La plupart des critiques allemands firent la fine bouche. En France, seul les admirateurs inconditionnels de Lang, Jean-Luc Godard et François Truffaut en tête, donnèrent un son de cloche tout différent, l’un, évoquant « l’aboutissement de toute l’œuvre de Lang », l’autre, des «œuvres d’une perfection extrême ». Il faudra attendre encore plusieurs années avant que ce dyptique hindou soit réévalué à sa juste valeur.

Les versions muettes

Avant même l’œuvre de Joe May citée précédemment, le sujet aurait été traité dès 1917 par le cinéaste danois August Blom dans un film intitulé La Favorite du maharadjah considéré aujourd’hui comme perdu. Thea von Harbou qui était une grande lectrice de romans d’aventures, y aurait puisé quelques idées.

Un article de la revue « Der Film » paru dans « 20 ans de cinéma allemand 1913-1933 », le catalogue de la rétrospective organisée au Centre Pompidou en 1978, nous apprend que le film de Joe May conçu en deux parties, distribué en France sous le titre Le Tombeau Hindou n’évitait pas l’écueil commun à tous les films à grand spectacle. « Son scénario – pouvait-on y lire – manque de logique et de profondeur. Le sujet que nous devons à Thea von Harbou nous présente une Inde assez fantaisiste. Est ce normal qu’un prince indien se confie à un étranger dès le premier instant où il l’aperçoit ? La mise en scène de Joe May manque bien souvent de couleur ».

 Les autres versions parlantes

Alors que Fritz Lang était exilé aux Etats-Unis, Richard Eichberg (1888-1953) signa en 1937, la première adaptation parlante qui, selon Francis Courtade et Pierre Cadars, auteurs d’un ouvrage intitulé « Le cinéma nazi » (2) fut « le film d’aventures le plus célèbre qu’ait produit le Troisième Reich ». Auteur de près de 90 films entre 1915 et 1949, Richard Eichberg avait fondé en 1916 sa propre société de production. Quelque peu différent de la version de Joe May, son film également en deux parties, fut, comme c’était très souvent le cas dans les années trente, tourné en deux versions, allemande et française. L’une de ses qualités réside dans ses extérieurs filmés en Inde. La version française était interprétée par Max Michel, Alice Field et Roger Karl. Réalisée à l’économie, ses dialogues étaient signés Jean Bomart, auteur de romans d’espionnage. Elle connut, malgré tout, un succès comparable au film allemand.

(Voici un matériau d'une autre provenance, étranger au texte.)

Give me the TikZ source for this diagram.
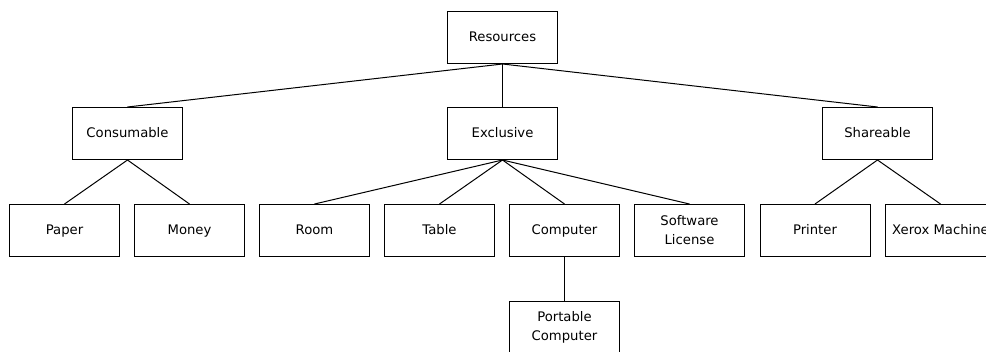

Sterne über Colombo Veit Harlan

Dernier avatar, Le Tigre de Colombo réalisé en 1953 par Veit Harlan, auteur en 1940 d’un film antisémite, Le Juif Süss et dont les extérieurs furent tournés à Ceylan alors qu’aux dires de son auteur, il ne disposait pas encore d’un scénario valable. Dans son autobiographie (3), Veit Harlan s’attarde longuement sur les difficiles conditions de tournage mais sans jamais mentionner aucune des œuvres qui l’avaient précédé. Son film qui ne connut aucun succès est depuis, tombé dans l’oubli.

Jean-Pierre Piton

(1) Présence du cinéma, n° 2-3, novembre 1959

(2) Pierre Cadars, Francis Courtade – Le Cinéma nazi – Paris : Eric Losfeld, 1972

(3) Souvenirs ou le cinéma allemand selon Goebbels par Veit Harlan – Editions France-Empire, 1974.